▸ **EXERCISE AIM**
Take every line from the first down to the line with "const radialTicks = [0, 1, 2, 3, 4, 5]" and set it down exactly, without the pictures.

-------- COLLECTED DATA --------

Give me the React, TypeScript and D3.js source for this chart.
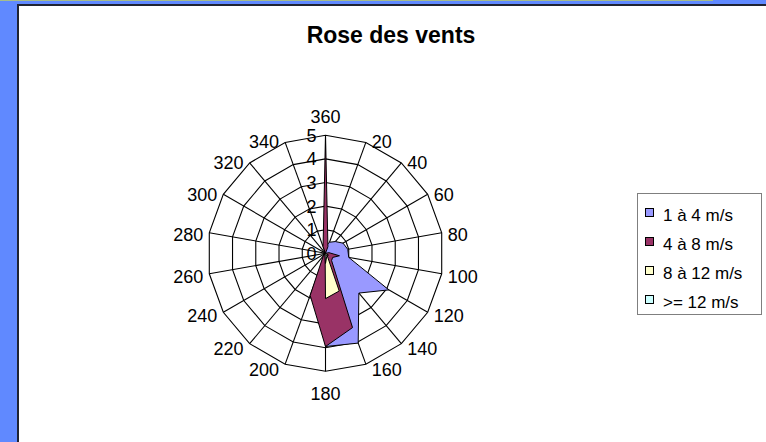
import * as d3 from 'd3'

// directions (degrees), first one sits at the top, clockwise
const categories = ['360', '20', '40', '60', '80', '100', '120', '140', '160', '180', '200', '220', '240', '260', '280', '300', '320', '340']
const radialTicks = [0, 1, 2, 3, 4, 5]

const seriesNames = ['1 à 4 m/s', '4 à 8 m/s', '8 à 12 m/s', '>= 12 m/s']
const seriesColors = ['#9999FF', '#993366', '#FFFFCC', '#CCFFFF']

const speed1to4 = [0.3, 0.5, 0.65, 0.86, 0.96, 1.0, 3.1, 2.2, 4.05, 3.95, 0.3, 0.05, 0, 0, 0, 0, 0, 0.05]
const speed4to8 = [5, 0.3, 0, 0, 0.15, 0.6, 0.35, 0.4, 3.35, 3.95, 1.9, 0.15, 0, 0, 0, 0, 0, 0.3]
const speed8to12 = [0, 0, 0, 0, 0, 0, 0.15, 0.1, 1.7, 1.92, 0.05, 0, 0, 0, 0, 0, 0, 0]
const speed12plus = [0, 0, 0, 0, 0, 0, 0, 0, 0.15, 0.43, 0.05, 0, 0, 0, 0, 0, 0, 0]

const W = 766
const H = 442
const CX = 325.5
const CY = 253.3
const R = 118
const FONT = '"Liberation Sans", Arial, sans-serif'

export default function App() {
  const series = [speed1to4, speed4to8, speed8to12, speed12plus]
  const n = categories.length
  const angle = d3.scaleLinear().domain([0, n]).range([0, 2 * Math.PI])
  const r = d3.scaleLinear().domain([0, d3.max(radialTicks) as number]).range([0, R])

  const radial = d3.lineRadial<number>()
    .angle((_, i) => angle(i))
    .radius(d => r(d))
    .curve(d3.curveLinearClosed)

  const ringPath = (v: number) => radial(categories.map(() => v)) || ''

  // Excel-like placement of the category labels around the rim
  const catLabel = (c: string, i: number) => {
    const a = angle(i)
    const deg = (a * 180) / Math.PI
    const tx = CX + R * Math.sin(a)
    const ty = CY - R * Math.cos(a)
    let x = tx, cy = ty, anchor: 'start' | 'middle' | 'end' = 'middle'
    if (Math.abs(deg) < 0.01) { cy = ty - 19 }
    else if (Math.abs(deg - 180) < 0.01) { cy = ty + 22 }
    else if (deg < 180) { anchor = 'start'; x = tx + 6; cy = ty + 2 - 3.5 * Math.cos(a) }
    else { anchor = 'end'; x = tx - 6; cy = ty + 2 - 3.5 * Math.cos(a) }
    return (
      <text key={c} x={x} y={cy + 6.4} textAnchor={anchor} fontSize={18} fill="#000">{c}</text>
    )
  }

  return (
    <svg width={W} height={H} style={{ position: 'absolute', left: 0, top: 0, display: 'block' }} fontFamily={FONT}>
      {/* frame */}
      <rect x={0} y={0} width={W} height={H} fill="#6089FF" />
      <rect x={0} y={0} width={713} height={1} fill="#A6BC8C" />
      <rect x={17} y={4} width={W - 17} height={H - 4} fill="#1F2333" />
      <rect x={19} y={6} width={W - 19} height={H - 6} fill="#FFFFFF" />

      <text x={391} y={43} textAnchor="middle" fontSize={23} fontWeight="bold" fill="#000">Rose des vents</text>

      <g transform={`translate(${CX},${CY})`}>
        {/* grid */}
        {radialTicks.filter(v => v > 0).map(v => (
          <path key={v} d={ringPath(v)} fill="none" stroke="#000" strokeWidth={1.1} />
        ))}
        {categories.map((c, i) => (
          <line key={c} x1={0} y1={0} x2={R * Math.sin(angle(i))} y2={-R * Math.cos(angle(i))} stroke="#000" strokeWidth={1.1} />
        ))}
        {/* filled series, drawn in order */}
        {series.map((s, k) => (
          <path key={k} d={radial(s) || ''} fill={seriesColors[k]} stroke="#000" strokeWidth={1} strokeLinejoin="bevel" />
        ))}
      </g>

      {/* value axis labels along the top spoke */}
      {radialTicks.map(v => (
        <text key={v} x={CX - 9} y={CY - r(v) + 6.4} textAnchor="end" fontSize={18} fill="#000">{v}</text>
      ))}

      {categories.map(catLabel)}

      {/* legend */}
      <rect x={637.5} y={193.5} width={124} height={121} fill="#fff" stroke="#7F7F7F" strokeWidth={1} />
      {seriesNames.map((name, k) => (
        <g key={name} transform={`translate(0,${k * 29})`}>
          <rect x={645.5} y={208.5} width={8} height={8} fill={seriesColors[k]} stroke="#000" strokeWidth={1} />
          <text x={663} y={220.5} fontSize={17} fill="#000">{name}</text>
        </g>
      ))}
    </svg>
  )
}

--------

▸ **SOLUTION TO THIS PROBLEM**
Give me the React, TypeScript and D3.js source for this chart.
import * as d3 from 'd3'

// directions (degrees), first one sits at the top, clockwise
const categories = ['360', '20', '40', '60', '80', '100', '120', '140', '160', '180', '200', '220', '240', '260', '280', '300', '320', '340']
const radialTicks = [0, 1, 2, 3, 4, 5]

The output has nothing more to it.